Wildman's owner Dent Myers dies

·2 min read

Jan. 17—Dent Myers, the man behind Wildman's Civil War Surplus, a controversial store in downtown Kennesaw that sold Confederate memorabilia, died Sunday morning.

He was 90.

His death was confirmed to the MDJ by longtime friend Marjorie Lyon.

Ever since Wildman's opening more than 40 years ago, the store has sold Confederate antiques and books, items that caricature African Americans, pro-segregation posters and a decades-old Ku Klux Klan robe.

"We don't have bias against anybody. It's just history," Myers said in May 2020. Of course, that view was not shared by everyone, and his controversial store has, over the years, attracted international infamy, as well as journalists, protesters and vandals.

Last summer, activist art collective INDECLINE claimed responsibility for vandalizing the Wildman's building. INDECLINE artists installed drawings of characters from "The Smurfs" cartoon giving inappropriate gestures and behavior on the side of the building. They had also spray-painted the words "RESPECT EXISTENCE" and, below, that, "OR EXPECT RESISTANCE."

The summer before that, Myers' shop was the setting of demonstrations sparked by the police killing of George Floyd in Minneapolis.
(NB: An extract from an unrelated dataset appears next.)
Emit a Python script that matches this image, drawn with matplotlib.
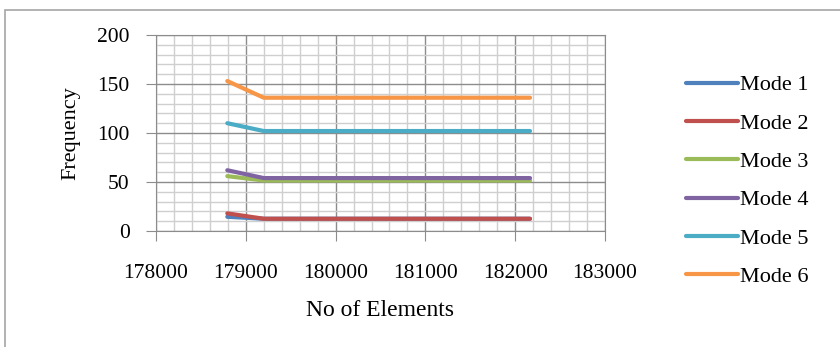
import matplotlib
matplotlib.use("Agg")
import matplotlib.pyplot as plt
from matplotlib.patches import Rectangle
from matplotlib.ticker import MultipleLocator

elements = [178794, 179200, 182165]
mode1 = [14.5, 12.5, 12.5]
mode2 = [18, 12.5, 12.5]
mode3 = [56, 51.5, 51.5]
mode4 = [62, 54, 54]
mode5 = [110, 102, 102]
mode6 = [153, 136, 136]
labels = ["Mode 1", "Mode 2", "Mode 3", "Mode 4", "Mode 5", "Mode 6"]
colors = ["#4F81BD", "#C0504D", "#9BBB59", "#8064A2", "#4BACC6", "#F79646"]

plt.rcParams['font.family'] = ['Liberation Serif', 'DejaVu Serif']

fig = plt.figure(figsize=(8.4, 3.47), dpi=100)
ax = fig.add_axes([156/840, 1-231/347, (605-156)/840, (231-35)/347])

for ys, lab, c in zip([mode1, mode2, mode3, mode4, mode5, mode6], labels, colors):
    ax.plot(elements, ys, color=c, lw=3, label=lab, solid_capstyle='round', zorder=3)

ax.set_xlim(178000, 183000)
ax.set_ylim(0, 200)
ax.xaxis.set_major_locator(MultipleLocator(1000))
ax.xaxis.set_minor_locator(MultipleLocator(200))
ax.yaxis.set_major_locator(MultipleLocator(50))
ax.yaxis.set_minor_locator(MultipleLocator(10))
ax.grid(which='major', color='#8c8c8c', lw=1.0, zorder=1)
ax.grid(which='minor', color='#cfcfcf', lw=1.0, zorder=0)
for s in ax.spines.values():
    s.set_color('#8c8c8c')
ax.tick_params(which='major', length=7, color='#8c8c8c', labelsize=15.5, pad=12)
ax.tick_params(axis='x', which='major', pad=17)
ax.tick_params(which='minor', length=0)

ax.set_xlabel("No of Elements", fontsize=17, labelpad=12)
ax.set_ylabel("Frequency", fontsize=16, labelpad=12)

leg = ax.legend(loc='center left', bbox_to_anchor=(686/840, 1-181/347),
                bbox_transform=fig.transFigure, frameon=False, fontsize=16,
                handlelength=2.35, handletextpad=0.1, labelspacing=0.8,
                borderpad=0, borderaxespad=0)

fig.patches.append(Rectangle((5/840, -0.1), 1.2, 1.1 - 10/347, transform=fig.transFigure,
                             fill=False, edgecolor='#a6a6a6', lw=1.2, figure=fig))

fig.savefig("out.png", dpi=100)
Calling him an outdated relic who needs to close his Civil War shop and "go away," demonstrators gathered downtown in May and June of 2020 to protest Myers' "attitudes" they said make minority residents feel unwelcome.

"He's an embarrassment to this town, and he needs to close up and go away. Cobb County is better than that," protester Parker Quigley, of Smyrna, said in June 2020. "We want Cobb County to be for everybody, and many of my Black and Hispanic friends said they don't feel welcome when they see the flags flying here. It gives off the wrong message."

Myers had some unlikely allies, however, including Kennesaw barber Jimmy Dickens, a former city councilman who is Black.

Dickens stood beside Myers outside Wildman's during a protest in May 2020. He would later tell the MDJ, "I knew that (the marchers would) probably end up there, so I just wanted to come and allow the protest but let it be peaceful."

Years ago, after hearing horror stories about Myers, Dickens paid the old shopkeeper a visit. That visit eventually blossomed into a friendship. Dickens said Myers donated to his campaign when he ran for councilman and the two would call each other and visit.

"I'm not going to agree with everything that Mr. Myers does and he's not going to agree with everything I do, but what we can agree on is to respect each other and show each other godly love, and that's all that a person can ask for," Dickens said.